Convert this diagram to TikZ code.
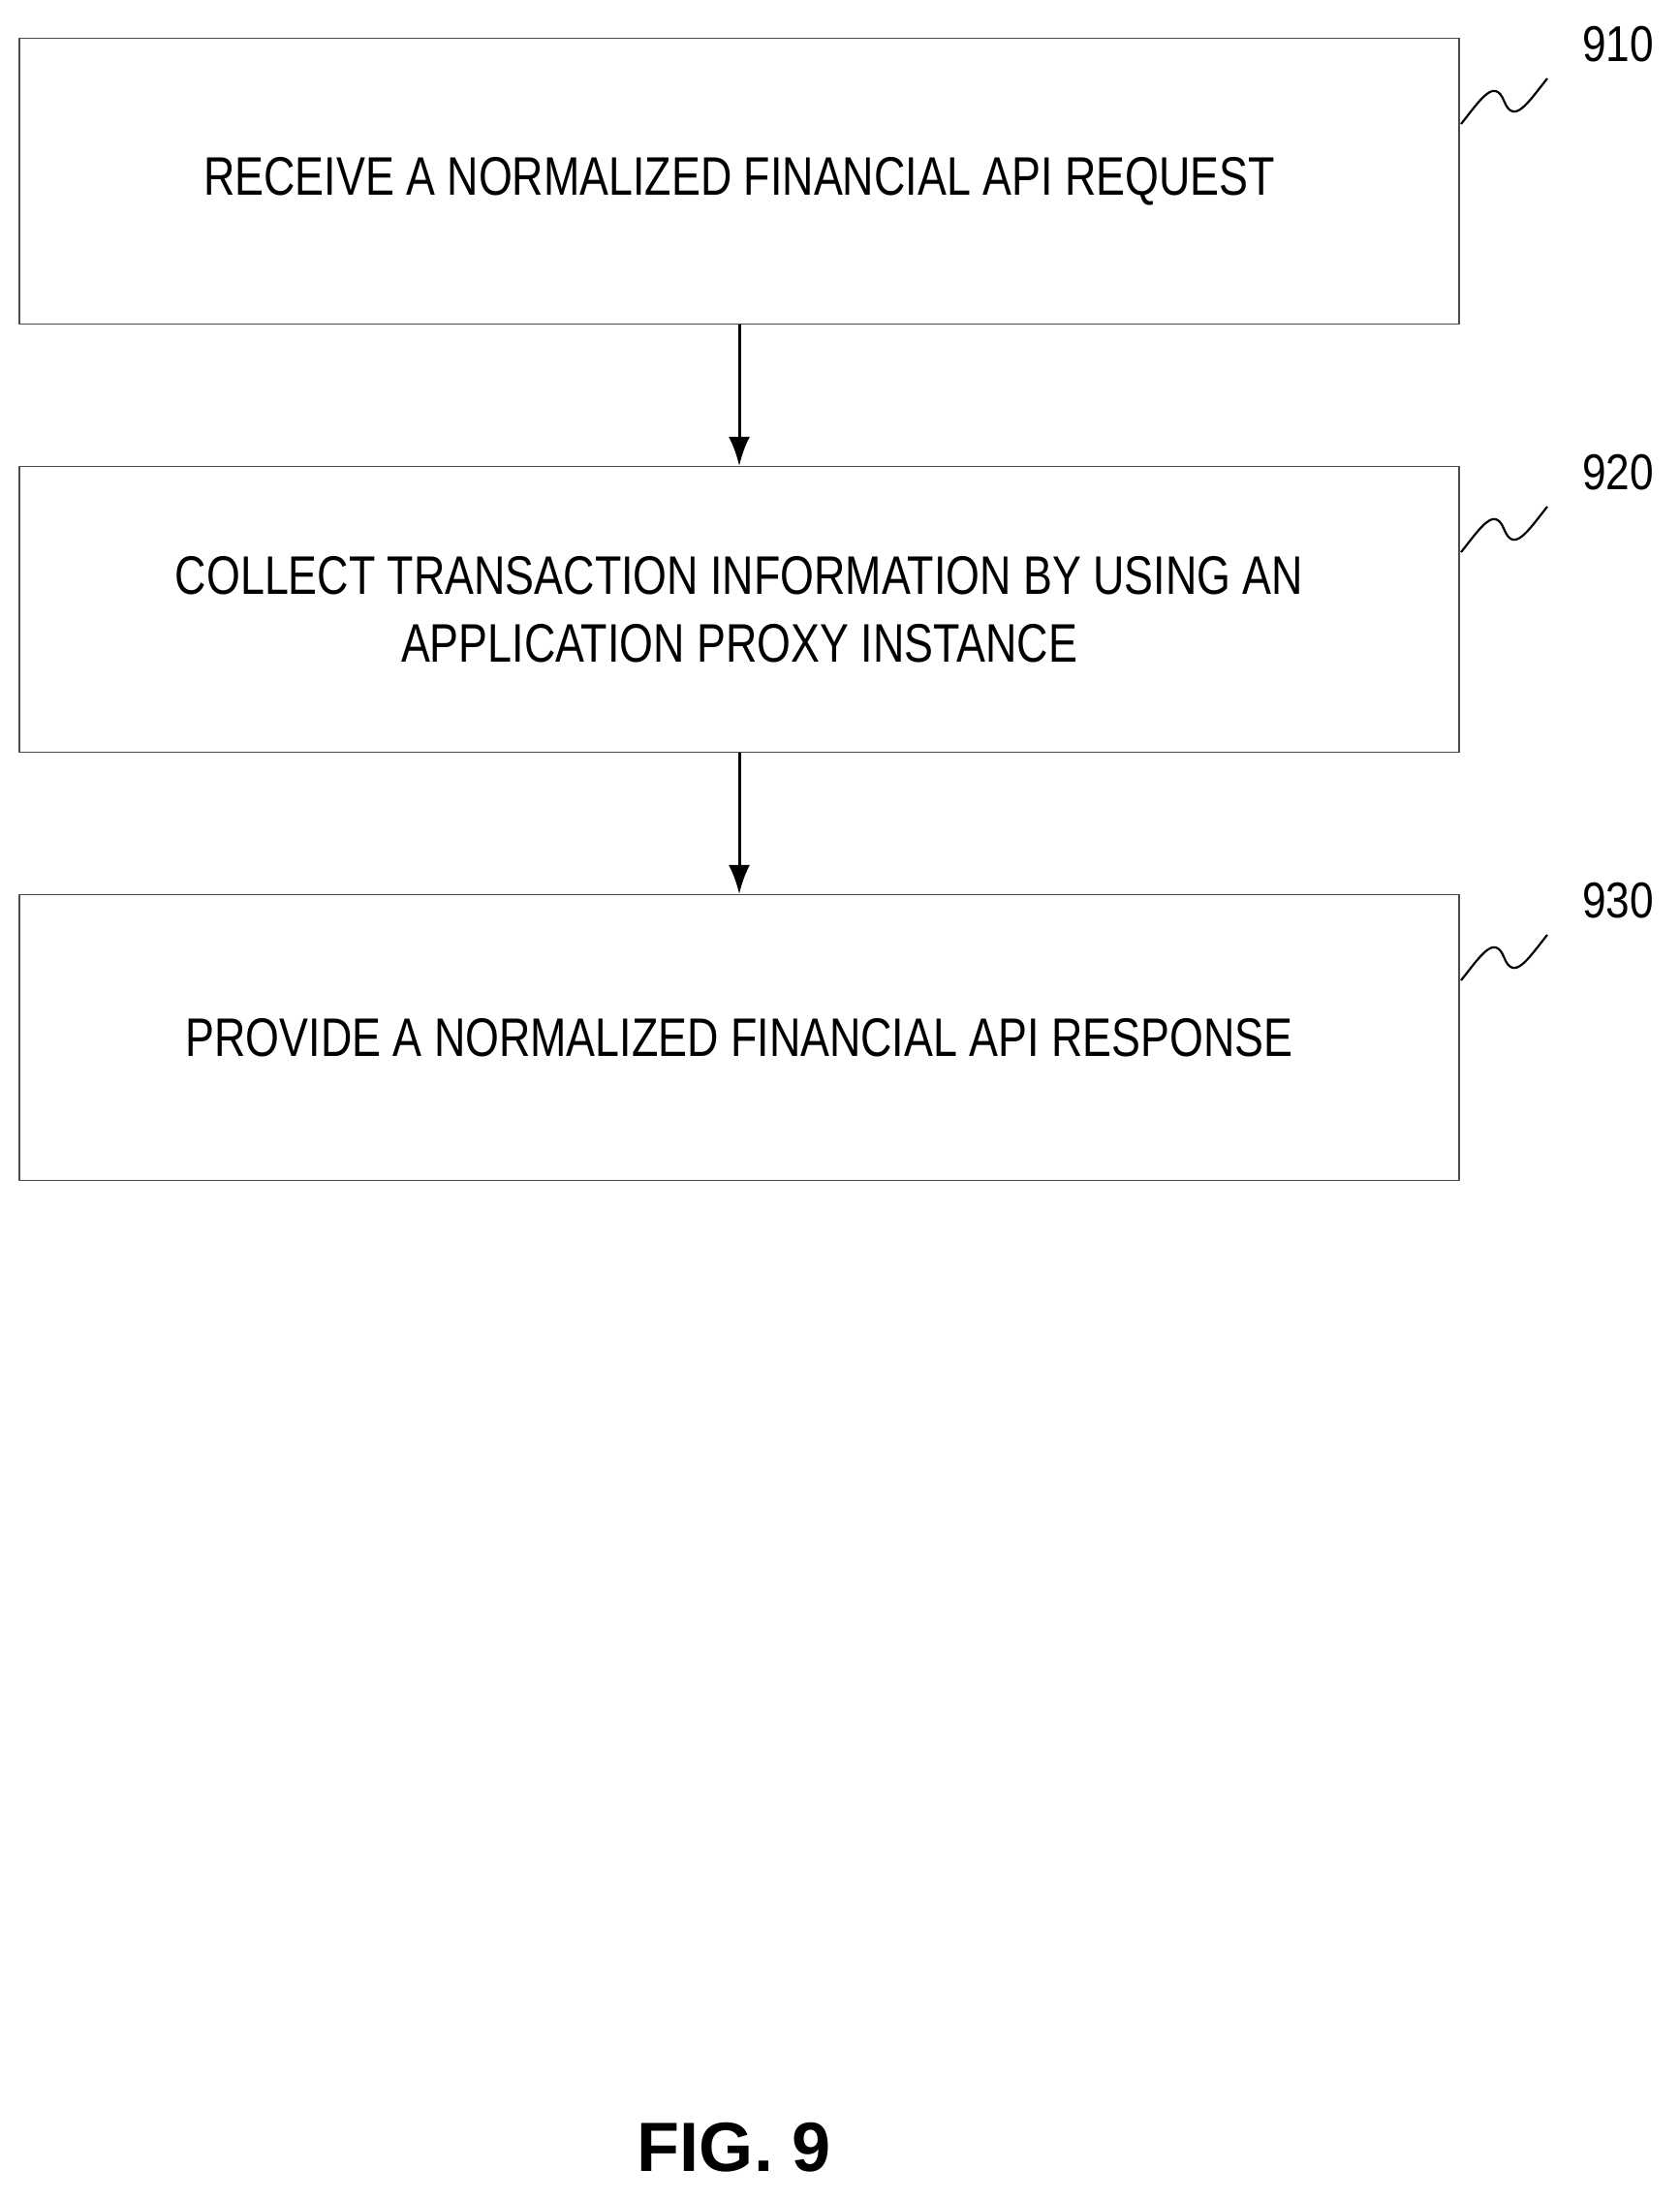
\documentclass[tikz,border=0pt]{standalone}
\usepackage{fontspec}
\setmainfont{Liberation Sans}
\usetikzlibrary{arrows.meta,calc}
\begin{document}
\begin{tikzpicture}[x=1pt,y=-1pt,
  box/.style={draw=black!70,line width=1.2pt,minimum width=1486pt,minimum height=295pt,inner sep=0pt},
  txt/.style={font=\fontsize{56}{70}\selectfont,align=center,xscale=0.8},
  lab/.style={font=\fontsize{52}{60}\selectfont,xscale=0.85},
  arr/.style={-{Latex[length=30pt,width=22pt]},line width=3pt},
  sq/.style={line width=2.2pt}]
\useasboundingbox (0,0) rectangle (1733,2271);
\node[box] (b1) at (763,187) {};
\node[box] (b2) at (763,629) {};
\node[box] (b3) at (763,1071) {};
\node[txt] (t1) at (763,187) {RECEIVE A NORMALIZED FINANCIAL API REQUEST};
\node[txt] (t2) at (763,629) {COLLECT TRANSACTION INFORMATION BY USING AN\\APPLICATION PROXY INSTANCE};
\node[txt] (t3) at (763,1071) {PROVIDE A NORMALIZED FINANCIAL API RESPONSE};
\draw[arr] (b1.south) -- (b2.north);
\draw[arr] (b2.south) -- (b3.north);
\foreach \i/\n/\y in {1/910/46,2/920/488,3/930/930}{
  \node[lab] (l\i) at (1670,\y) {\n};
  \coordinate (s\i) at (1508,\y+82);
  \coordinate (e\i) at (1597,\y+35);
  \draw[sq] (s\i) .. controls +(20,-25) and +(-10,-25) .. ($(s\i)!0.5!(e\i)$) .. controls +(10,25) and +(-20,25) .. (e\i);
}
\node[font=\bfseries\fontsize{72}{80}\selectfont] (fig) at (758,2217) {FIG. 9};
\end{tikzpicture}
\end{document}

##############################

### What to work on
Copy the listing exactly. Any image in it stays out of the copy.

### Exercise response
Convert this diagram to TikZ code.
\documentclass[tikz,border=0pt]{standalone}
\usepackage{fontspec}
\setmainfont{Liberation Sans}
\usetikzlibrary{arrows.meta,calc}
\begin{document}
\begin{tikzpicture}[x=1pt,y=-1pt,
  box/.style={draw=black!70,line width=1.2pt,minimum width=1486pt,minimum height=295pt,inner sep=0pt},
  txt/.style={font=\fontsize{56}{70}\selectfont,align=center,xscale=0.8},
  lab/.style={font=\fontsize{52}{60}\selectfont,xscale=0.85},
  arr/.style={-{Latex[length=30pt,width=22pt]},line width=3pt},
  sq/.style={line width=2.2pt}]
\useasboundingbox (0,0) rectangle (1733,2271);
\node[box] (b1) at (763,187) {};
\node[box] (b2) at (763,629) {};
\node[box] (b3) at (763,1071) {};
\node[txt] (t1) at (763,187) {RECEIVE A NORMALIZED FINANCIAL API REQUEST};
\node[txt] (t2) at (763,629) {COLLECT TRANSACTION INFORMATION BY USING AN\\APPLICATION PROXY INSTANCE};
\node[txt] (t3) at (763,1071) {PROVIDE A NORMALIZED FINANCIAL API RESPONSE};
\draw[arr] (b1.south) -- (b2.north);
\draw[arr] (b2.south) -- (b3.north);
\foreach \i/\n/\y in {1/910/46,2/920/488,3/930/930}{
  \node[lab] (l\i) at (1670,\y) {\n};
  \coordinate (s\i) at (1508,\y+82);
  \coordinate (e\i) at (1597,\y+35);
  \draw[sq] (s\i) .. controls +(20,-25) and +(-10,-25) .. ($(s\i)!0.5!(e\i)$) .. controls +(10,25) and +(-20,25) .. (e\i);
}
\node[font=\bfseries\fontsize{72}{80}\selectfont] (fig) at (758,2217) {FIG. 9};
\end{tikzpicture}
\end{document}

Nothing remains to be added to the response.